= Henry Bullock =

English priest and academic (d.1526)

Henry Bullock (died 1526) was an English clergyman, academic and humanist, a friend of Erasmus and a correspondent of his in the period 1516 to 1518.

==Life==
He was from the diocese of Lichfield and Coventry, and was educated at the University of Cambridge. He took his degree of B.A. in 1503 or 1504, was admitted fellow of Queens' College, Cambridge in 1506, M.A. in 1507, and D.D. in 1520. In 1524-5 he held the office of vice-chancellor of the university.

He delivered a course of lectures on mathematics, for which he received a salary from the university, but subsequently he devoted himself to the study of Greek, and gave lectures on the gospel of Matthew. He was an intimate friend of Erasmus, and letters which passed between them are to be found in the printed editions of Erasmus's letters. His foreign friends Latinised his name, calling him 'Bovillus.'

His health was poor and he complained of the loss of an eye that hindered his work. He took holy orders, and was rector of St. Martin's Ludgate from 1522 or 1523 till his death, which happened before 4 July 1526, when Thomas Lupset succeeded him.
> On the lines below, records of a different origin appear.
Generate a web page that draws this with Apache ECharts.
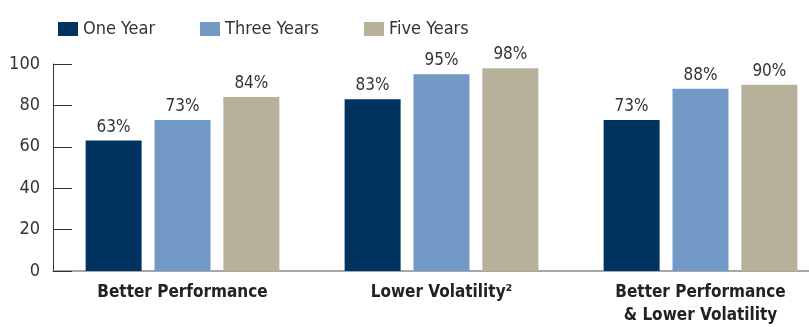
<!DOCTYPE html>
<html><head><meta charset="utf-8">
<script src="https://cdn.jsdelivr.net/npm/echarts@6/dist/echarts.min.js"></script>
<style>html,body{margin:0;padding:0;background:#fff;overflow:hidden}#c{width:840px;height:327px}</style>
</head><body><div id="c"></div>
<script>
var categories = ["Better Performance", "Lower Volatility\u00B2", "Better Performance\n& Lower Volatility"];
var seriesNames = ["One Year", "Three Years", "Five Years"];
var oneYear = [63, 83, 73];
var threeYears = [73, 95, 88];
var fiveYears = [84, 98, 90];
var yTicks = [0, 20, 40, 60, 80, 100];

var colors = ["#00335f", "#7399c6", "#b8b199"];
var FONT = "'DejaVu Sans Condensed', 'Roboto', sans-serif";
var chart = echarts.init(document.getElementById('c'));
function legend(i, left) {
  return {data: [seriesNames[i]], left: left, top: 15, itemWidth: 20, itemHeight: 14, itemGap: 0,
    icon: 'rect', textStyle: {fontFamily: FONT, fontSize: 18, color: '#333', padding: [1,0,0,0]}};
}
function bar(i, vals) {
  return {name: seriesNames[i], type: 'bar', data: vals, barWidth: 56, barGap: '23%',
    itemStyle: {color: colors[i]},
    label: {show: true, position: 'top', distance: 5, formatter: '{c}%',
      fontFamily: FONT, fontSize: 17, color: '#333'}};
}
chart.setOption({
  animation: false,
  legend: [legend(0, 53), legend(1, 195), legend(2, 359)],
  grid: {left: 53, top: 64, width: 777, height: 214, containLabel: false},
  xAxis: {type: 'category', data: categories,
    axisLine: {lineStyle: {color: '#8a8a8a', width: 1.5}},
    axisTick: {show: false},
    axisLabel: {fontFamily: FONT, fontSize: 17, fontWeight: 'bold', color: '#222', margin: 10, lineHeight: 23, interval: 0}},
  yAxis: {type: 'value', min: 0, max: 100, interval: 20,
    splitLine: {show: false},
    axisLine: {show: true, lineStyle: {color: '#333', width: 1}},
    axisTick: {show: true, inside: true, length: 19, lineStyle: {color: '#333'}},
    axisLabel: {fontFamily: FONT, fontSize: 18, color: '#333', margin: 13,
      formatter: function(v){ return yTicks.indexOf(v) >= 0 ? String(v) : ''; }}},
  series: [bar(0, oneYear), bar(1, threeYears), bar(2, fiveYears)]
});
</script></body></html>
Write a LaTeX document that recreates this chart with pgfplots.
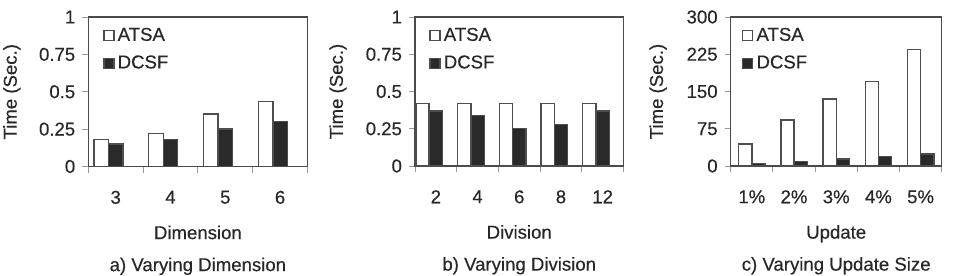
\documentclass[border=0pt]{standalone}
\usepackage{pgfplots}
\pgfplotsset{compat=1.18}
\usepackage{pgfplotstable}
\usepackage{fontspec}
\setmainfont{Liberation Sans}[FakeBold=0.4]

\definecolor{txt}{HTML}{282828}
\definecolor{frame}{HTML}{4A4A4A}
\definecolor{barline}{HTML}{4E4E4E}
\definecolor{darkbar}{HTML}{2A2A2A}
\definecolor{tickc}{HTML}{9A9A9A}

% a) time against dimension
\pgfplotstableread{
x atsa dcsf
0 0.18 0.15
1 0.22 0.18
2 0.35 0.25
3 0.435 0.30
}\dimtab
% b) time against division
\pgfplotstableread{
x atsa dcsf
0 0.42 0.37
1 0.42 0.34
2 0.42 0.25
3 0.42 0.28
4 0.42 0.37
}\divtab
% c) time against update size
\pgfplotstableread{
x atsa dcsf
0 44 5
1 93 9.5
2 135 14.5
3 170 19.5
4 234 24
}\updtab

\pgfplotsset{
  panel/.style={
    scale only axis,
    anchor=south west,
    font=\fontsize{9.3}{11}\selectfont,
    /pgf/number format/assume math mode=true,
    color=txt,
    axis line style={draw=frame, line width=0.7pt},
    tick align=outside,
    xtick pos=bottom, ytick pos=left,
    major tick length=3pt,
    minor tick length=3pt,
    every tick/.style={draw=tickc, line width=0.5pt},
    x tick style={draw=none},
    minor x tick style={draw=tickc, line width=0.5pt},
    xmin=-0.5,
    ymin=0,
    xticklabel style={anchor=north, yshift=-5.6pt},
    yticklabel style={anchor=east},
    every axis x label/.style={at={(axis description cs:0.5,0)}, anchor=base, yshift=-36.3pt},
    every axis y label/.style={at={(axis description cs:0,0.5)}, rotate=90, anchor=center},
    legend cell align=left,
    legend image code/.code={\draw[#1, line width=0.6pt] (0pt,-2.5pt) rectangle (5pt,2.5pt);},
    legend style={at={(axis description cs:0,1)}, anchor=north west,
      draw=none, fill=none, row sep=4.6pt, inner sep=0pt, column sep=1pt,
      nodes={inner sep=0.6pt, text=txt}, font=\fontsize{9.3}{11}\selectfont},
  },
  atsa/.style={ybar, fill=white, draw=barline, line width=0.7pt},
  dcsf/.style={ybar, fill=darkbar, draw=barline, line width=0.7pt},
}

\begin{document}
\begin{tikzpicture}
\useasboundingbox (0,0) rectangle (481pt,137.5pt);

\begin{axis}[panel, name=pa,
  at={(44.15pt,54.25pt)}, width=109.6pt, height=74.75pt,
  xmax=3.5, ymax=1,
  xtick={0,1,2,3}, xticklabels={3,4,5,6},
  minor xtick={-0.5,0.5,1.5,2.5,3.5},
  ytick={0,0.25,0.5,0.75,1}, yticklabels={0,0.25,0.5,0.75,1},
  xlabel={Dimension}, ylabel={Time (Sec.)},
  ylabel style={yshift=38.2pt},
  legend style={xshift=7.3pt, yshift=-4.6pt},
  bar width=0.264,
]
\addplot[atsa, bar shift=-0.264] table[x=x, y=atsa] {\dimtab};
\addplot[dcsf, bar shift=0] table[x=x, y=dcsf] {\dimtab};
\legend{ATSA, DCSF}
\end{axis}
\node[anchor=base, text=txt, font=\fontsize{9.3}{11}\selectfont] at ([yshift=-52.3pt]pa.south) {a) Varying Dimension};

\begin{axis}[panel, name=pb,
  at={(207.5pt,54.5pt)}, width=104.25pt, height=74.5pt,
  xmax=4.5, ymax=1,
  xtick={0,1,2,3,4}, xticklabels={2,4,6,8,12},
  minor xtick={-0.5,0.5,1.5,2.5,3.5,4.5},
  ytick={0,0.25,0.5,0.75,1}, yticklabels={0,0.25,0.5,0.75,1},
  xlabel={Division}, ylabel={Time (Sec.)},
  ylabel style={yshift=38.5pt},
  legend style={xshift=7pt, yshift=-4.6pt},
  bar width=0.32,
]
\addplot[atsa, bar shift=-0.32] table[x=x, y=atsa] {\divtab};
\addplot[dcsf, bar shift=0] table[x=x, y=dcsf] {\divtab};
\legend{ATSA, DCSF}
\end{axis}
\node[anchor=base, text=txt, font=\fontsize{9.3}{11}\selectfont] at ([yshift=-52.3pt]pb.south) {b) Varying Division};

\begin{axis}[panel, name=pc,
  at={(365.35pt,54.5pt)}, width=105.5pt, height=74.5pt,
  xmax=4.5, ymax=300,
  xtick={0,1,2,3,4}, xticklabels={1\%,2\%,3\%,4\%,5\%},
  minor xtick={-0.5,0.5,1.5,2.5,3.5,4.5},
  ytick={0,75,150,225,300}, yticklabels={0,75,150,225,300},
  xlabel={Update}, ylabel={Time (Sec.)},
  ylabel style={yshift=36.3pt},
  legend style={xshift=5.5pt, yshift=-4.6pt},
  bar width=0.313,
]
\addplot[atsa, bar shift=-0.1565] table[x=x, y=atsa] {\updtab};
\addplot[dcsf, bar shift=0.1565] table[x=x, y=dcsf] {\updtab};
\legend{ATSA, DCSF}
\end{axis}
\node[anchor=base, text=txt, font=\fontsize{9.3}{11}\selectfont] at ([yshift=-52.3pt]pc.south) {c) Varying Update Size};

\end{tikzpicture}
\end{document}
His library was purchased by Queens' College after his death.

==Works==
He wrote the following books:

- 'Contra Lutherum de Captivitate Babylonica,' written at the desire of Cardinal Wolsey, whose chaplain he was.
- 'Orationes et epistolae.'
- 'Oratio habita Cantabrigiae in frequentissimo coetu, praesentibus Caesaris oratoribus et nonnullis aliis episcopis, ad Card. Wolssaeum.' This was dedicated to John Talerus, and printed by John Siberch in 1521.
- 'Lepidissimum Luciani opusculum περὶ δυψάδων (de siticulosis serpentibus) Henrico Bulloco interprete.' A translation from Lucian.